Deciphering the Origin of High Electrochemical Performance in a Novel Ti-Substituted P2/O3 Biphasic Cathode for Sodium-Ion Batteries

The layered Mn-based oxides (NaxMnO2), which is one of the most promising cathode families for rechargeable sodium-ion batteries, have received considerable attention because of their tunable electrochemical performances and low costs. Herein, a novel P2/O3 intergrown Li-containing Na0.8Li0.27Mn0.68Ti0.05O2 cathode material prepared by Ti-substitution into Mn-site is reported. Benefiting from the synergistic effects of the biphasic composite structure and inactive d0 element substitution, this P2/O3 electrode exhibits high initial charge/discharge capacity and excellent cycling performance.
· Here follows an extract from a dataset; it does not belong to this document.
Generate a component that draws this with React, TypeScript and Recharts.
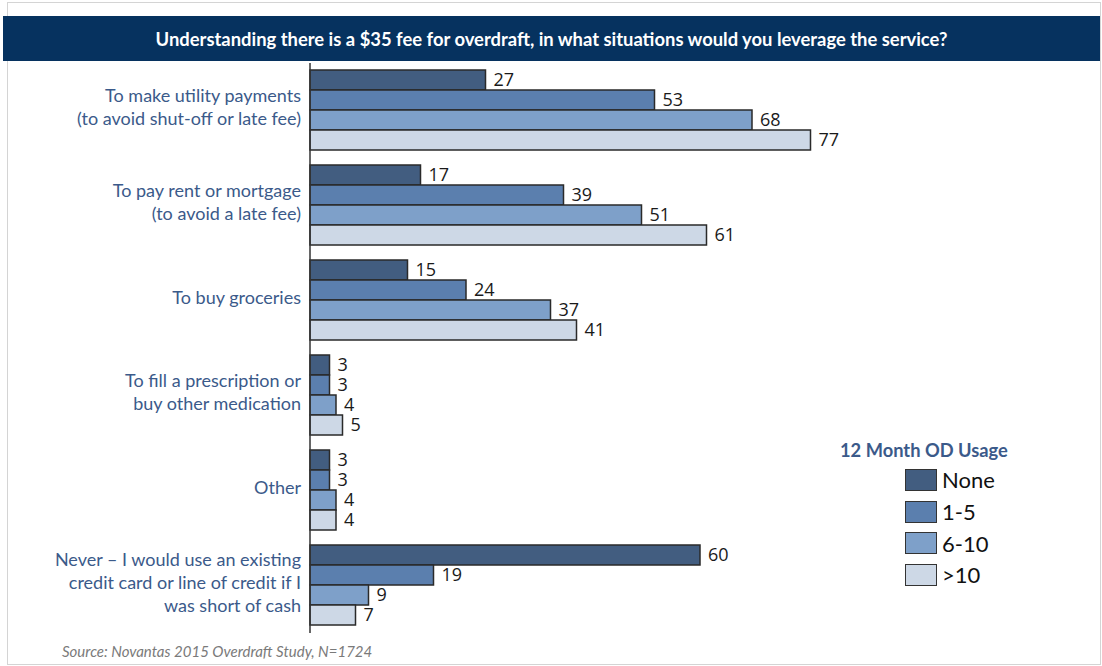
import React from "react";
import { BarChart, Bar, XAxis, YAxis, LabelList } from "recharts";

const categories = [
  "To make utility payments\n(to avoid shut-off or late fee)",
  "To pay rent or mortgage\n(to avoid a late fee)",
  "To buy groceries",
  "To fill a prescription or\nbuy other medication",
  "Other",
  "Never – I would use an existing\ncredit card or line of credit if I\nwas short of cash",
];

const noneValues = [27, 17, 15, 3, 3, 60];
const oneToFive = [53, 39, 24, 3, 3, 19];
const sixToTen = [68, 51, 37, 4, 4, 9];
const overTen = [77, 61, 41, 5, 4, 7];

const seriesNames = ["None", "1-5", "6-10", ">10"];
const seriesKeys = ["none", "oneToFive", "sixToTen", "overTen"];
const COLORS = ["#425d80", "#5b7fae", "#7ea0c9", "#cdd8e6"];

const data = categories.map((c, i) => ({
  category: c,
  none: noneValues[i],
  oneToFive: oneToFive[i],
  sixToTen: sixToTen[i],
  overTen: overTen[i],
}));

const LABEL_COLOR = "#3b5a8a";

function CategoryTick(props: any) {
  const { y, payload } = props;
  const lines: string[] = String(payload.value).split("\n");
  const lh = 23;
  const start = y - ((lines.length - 1) * lh) / 2 - 3;
  return (
    <text
      x={301}
      y={start}
      textAnchor="end"
      fill={LABEL_COLOR}
      fontSize={18}
      fontFamily="Lato, sans-serif"
    >
      {lines.map((l, i) => (
        <tspan key={i} x={301} y={start + i * lh} dy="0.35em">
          {l}
        </tspan>
      ))}
    </text>
  );
}

function LegendBox() {
  return (
    <div
      style={{
        position: "absolute",
        left: 840,
        top: 439,
        width: 220,
        fontFamily: "Lato, sans-serif",
      }}
    >
      <div
        style={{
          color: LABEL_COLOR,
          fontWeight: 700,
          fontSize: 18.3,
          marginBottom: 3,
        }}
      >
        12 Month OD Usage
      </div>
      {seriesNames.map((n, i) => (
        <div
          key={n}
          style={{ display: "flex", alignItems: "center", height: 31.7, marginLeft: 65 }}
        >
          <div
            style={{
              width: 30,
              height: 20,
              background: COLORS[i],
              border: "1.5px solid #333",
              marginRight: 5,
            }}
          />
          <span style={{ fontSize: 22, color: "#111" }}>{n}</span>
        </div>
      ))}
    </div>
  );
}

export default function App() {
  return (
    <div
      style={{
        position: "absolute",
        left: 0,
        top: 0,
        width: 1102,
        height: 666,
        background: "#fff",
        overflow: "hidden",
      }}
    >
      <div
        style={{
          position: "absolute",
          left: 7,
          top: 2,
          width: 1092,
          height: 661,
          border: "1px solid #d4d4d4",
        }}
      />
      <div
        style={{
          position: "absolute",
          left: 3,
          top: 16,
          width: 1097,
          height: 45,
          background: "#06325f",
          color: "#fff",
          fontFamily: "Lato, sans-serif",
          fontWeight: 700,
          fontSize: 18.4,
          display: "flex",
          alignItems: "center",
          justifyContent: "center",
        }}
      >
        Understanding there is a $35 fee for overdraft, in what situations would you leverage the service?
      </div>
      <div style={{ position: "absolute", left: 0, top: 0 }}>
        <BarChart
          width={1102}
          height={666}
          data={data}
          layout="vertical"
          margin={{ top: 63, right: 142, bottom: 33, left: 0 }}
          barCategoryGap={7}
          barGap={0}
        >
          <XAxis type="number" domain={[0, 100]} hide />
          <YAxis
            type="category"
            dataKey="category"
            width={310}
            tickLine={false}
            axisLine={{ stroke: "#333", strokeWidth: 1.5 }}
            tick={<CategoryTick />}
            interval={0}
          />
          {seriesKeys.map((k, i) => (
            <Bar
              key={k}
              dataKey={k}
              name={seriesNames[i]}
              fill={COLORS[i]}
              stroke="#2a2a2a"
              strokeWidth={1.5}
              isAnimationActive={false}
            >
              <LabelList
                dataKey={k}
                position="right"
                offset={8}
                fill="#1a1a1a"
                fontSize={18}
                fontFamily="'Open Sans', sans-serif"
              />
            </Bar>
          ))}
        </BarChart>
      </div>
      <LegendBox />
      <div
        style={{
          position: "absolute",
          left: 62,
          top: 642,
          fontFamily: "Lato, sans-serif",
          fontStyle: "italic",
          fontSize: 15,
          color: "#7a7a7a",
        }}
      >
        Source: Novantas 2015 Overdraft Study, N=1724
      </div>
    </div>
  );
}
The combination of different characterization techniques including solid-state NMR, electron paramagnetic resonance, X-ray adsorption spectroscopy, and high-resolution transmission electron microscopy gives insights into the local electronic environment, the redox chemistry, and also the microstructure rigidity of these cathode materials upon cycling. On the basis of comprehensive comparison with the Ti-free P2/O3-Na0.8Li0.27Mn0.73O2, the observed improvement on the electrochemical performance is primarily attributed to the mitigation of notorious Mn3+/Mn4+ redox and the enhanced stability of the oxygen charge compensation behavior. From the viewpoint of structure evolution, Ti-substitution restrains the Li+ loss and irreversible structural degradation during cycling. This study provides an in-depth understanding of the electronic and crystal structure evolutions after inactive d0 element substitution and may shed light on the rational design of high-performance P2/O3 biphasic Mn-based layered cathodes.